§ DATASET EXTRACT

+ + + + + + +

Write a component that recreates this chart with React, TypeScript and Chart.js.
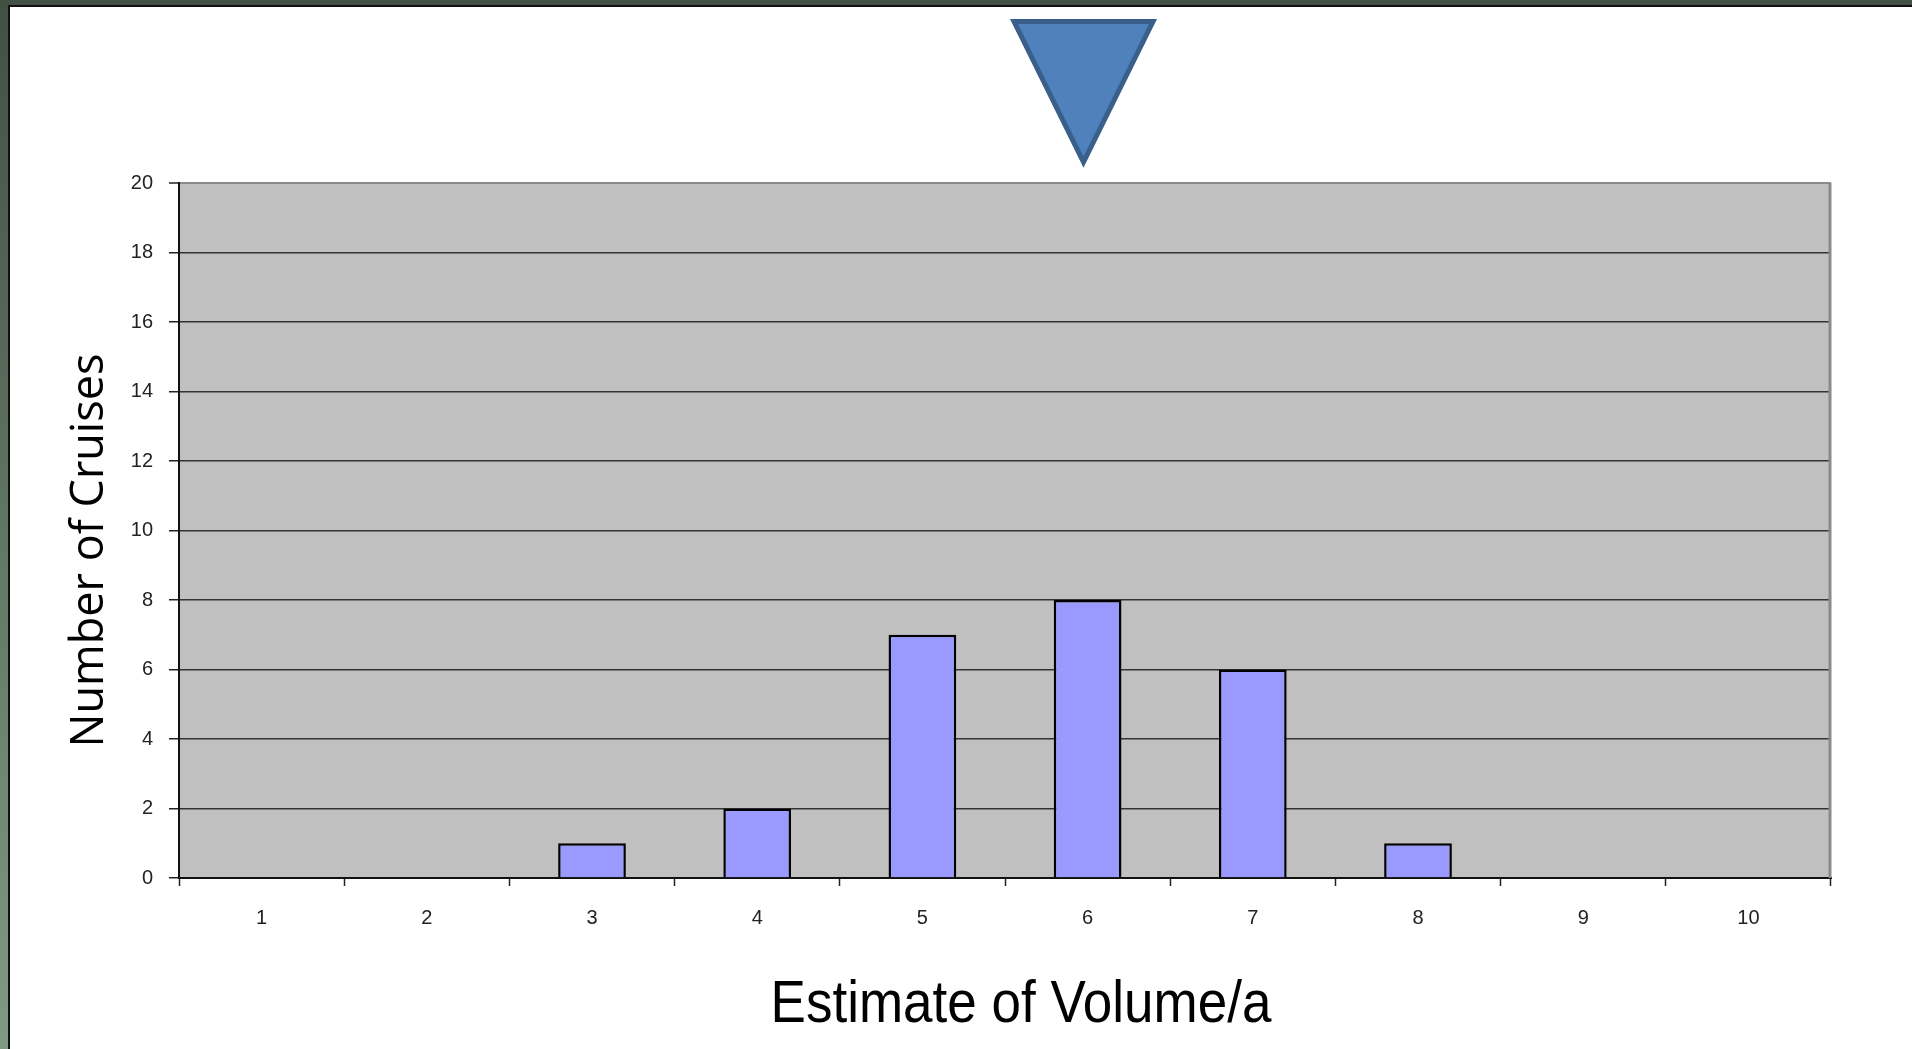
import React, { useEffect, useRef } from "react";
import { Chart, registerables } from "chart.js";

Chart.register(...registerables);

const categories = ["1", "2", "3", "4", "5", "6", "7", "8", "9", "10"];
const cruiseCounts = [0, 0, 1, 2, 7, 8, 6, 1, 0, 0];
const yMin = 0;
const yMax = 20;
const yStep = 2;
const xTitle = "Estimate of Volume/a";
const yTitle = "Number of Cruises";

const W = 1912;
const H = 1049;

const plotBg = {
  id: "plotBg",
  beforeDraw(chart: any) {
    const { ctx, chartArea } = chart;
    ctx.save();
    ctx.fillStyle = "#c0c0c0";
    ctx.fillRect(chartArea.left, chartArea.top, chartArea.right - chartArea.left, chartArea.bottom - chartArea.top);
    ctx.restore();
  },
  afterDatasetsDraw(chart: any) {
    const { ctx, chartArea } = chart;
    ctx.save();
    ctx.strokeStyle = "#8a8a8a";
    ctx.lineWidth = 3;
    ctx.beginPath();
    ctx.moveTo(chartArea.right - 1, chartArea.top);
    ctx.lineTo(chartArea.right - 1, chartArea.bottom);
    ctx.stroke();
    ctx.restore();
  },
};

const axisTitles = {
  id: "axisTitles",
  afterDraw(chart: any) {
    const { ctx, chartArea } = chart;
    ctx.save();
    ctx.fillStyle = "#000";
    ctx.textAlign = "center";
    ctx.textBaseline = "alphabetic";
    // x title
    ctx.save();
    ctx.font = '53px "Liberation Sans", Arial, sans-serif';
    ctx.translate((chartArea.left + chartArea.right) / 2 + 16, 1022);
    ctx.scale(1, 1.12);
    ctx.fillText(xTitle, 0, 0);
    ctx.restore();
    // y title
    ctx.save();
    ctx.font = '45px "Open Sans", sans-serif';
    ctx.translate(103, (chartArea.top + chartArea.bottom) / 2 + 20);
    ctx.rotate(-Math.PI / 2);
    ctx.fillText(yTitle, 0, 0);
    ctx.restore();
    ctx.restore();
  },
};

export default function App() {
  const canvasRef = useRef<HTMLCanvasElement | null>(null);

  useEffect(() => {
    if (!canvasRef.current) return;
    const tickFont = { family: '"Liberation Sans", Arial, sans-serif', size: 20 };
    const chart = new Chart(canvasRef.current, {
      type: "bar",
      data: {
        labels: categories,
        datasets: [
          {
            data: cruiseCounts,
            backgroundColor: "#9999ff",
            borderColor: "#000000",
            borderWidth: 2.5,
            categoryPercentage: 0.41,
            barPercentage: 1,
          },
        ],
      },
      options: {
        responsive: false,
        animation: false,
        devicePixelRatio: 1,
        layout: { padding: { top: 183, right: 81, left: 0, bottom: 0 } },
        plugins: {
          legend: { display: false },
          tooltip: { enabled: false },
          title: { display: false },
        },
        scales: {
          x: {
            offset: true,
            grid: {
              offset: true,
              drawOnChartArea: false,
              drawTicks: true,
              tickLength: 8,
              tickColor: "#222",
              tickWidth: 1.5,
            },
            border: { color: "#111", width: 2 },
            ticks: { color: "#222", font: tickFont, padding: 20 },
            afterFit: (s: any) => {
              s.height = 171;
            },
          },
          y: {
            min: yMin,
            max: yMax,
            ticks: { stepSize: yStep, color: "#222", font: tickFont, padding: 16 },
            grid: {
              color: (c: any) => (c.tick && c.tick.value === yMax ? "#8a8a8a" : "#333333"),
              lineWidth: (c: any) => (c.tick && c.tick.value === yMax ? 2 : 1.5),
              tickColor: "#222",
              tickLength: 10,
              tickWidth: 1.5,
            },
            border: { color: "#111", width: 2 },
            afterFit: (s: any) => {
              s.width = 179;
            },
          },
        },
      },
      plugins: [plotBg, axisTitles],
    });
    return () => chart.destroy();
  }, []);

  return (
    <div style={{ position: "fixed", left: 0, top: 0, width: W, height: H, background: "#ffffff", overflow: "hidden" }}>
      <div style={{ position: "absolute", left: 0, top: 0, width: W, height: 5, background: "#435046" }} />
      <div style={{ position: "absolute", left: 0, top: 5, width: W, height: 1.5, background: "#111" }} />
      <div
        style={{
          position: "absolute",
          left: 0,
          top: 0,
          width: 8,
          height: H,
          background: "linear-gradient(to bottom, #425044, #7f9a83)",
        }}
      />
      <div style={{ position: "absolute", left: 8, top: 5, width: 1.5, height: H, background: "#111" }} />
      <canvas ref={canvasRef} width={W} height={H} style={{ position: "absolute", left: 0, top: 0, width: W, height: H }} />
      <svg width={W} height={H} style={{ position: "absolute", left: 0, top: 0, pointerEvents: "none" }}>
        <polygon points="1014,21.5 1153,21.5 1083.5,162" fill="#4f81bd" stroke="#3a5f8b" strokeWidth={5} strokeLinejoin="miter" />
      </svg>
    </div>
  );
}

+ + + + + + +

§ EXERCISE
Up to and including the line with "const H = 1049;", copy the data above from its first line. Skip pictures.

§ EXERCISE OUTPUT
Write a component that recreates this chart with React, TypeScript and Chart.js.
import React, { useEffect, useRef } from "react";
import { Chart, registerables } from "chart.js";

Chart.register(...registerables);

const categories = ["1", "2", "3", "4", "5", "6", "7", "8", "9", "10"];
const cruiseCounts = [0, 0, 1, 2, 7, 8, 6, 1, 0, 0];
const yMin = 0;
const yMax = 20;
const yStep = 2;
const xTitle = "Estimate of Volume/a";
const yTitle = "Number of Cruises";

const W = 1912;
const H = 1049;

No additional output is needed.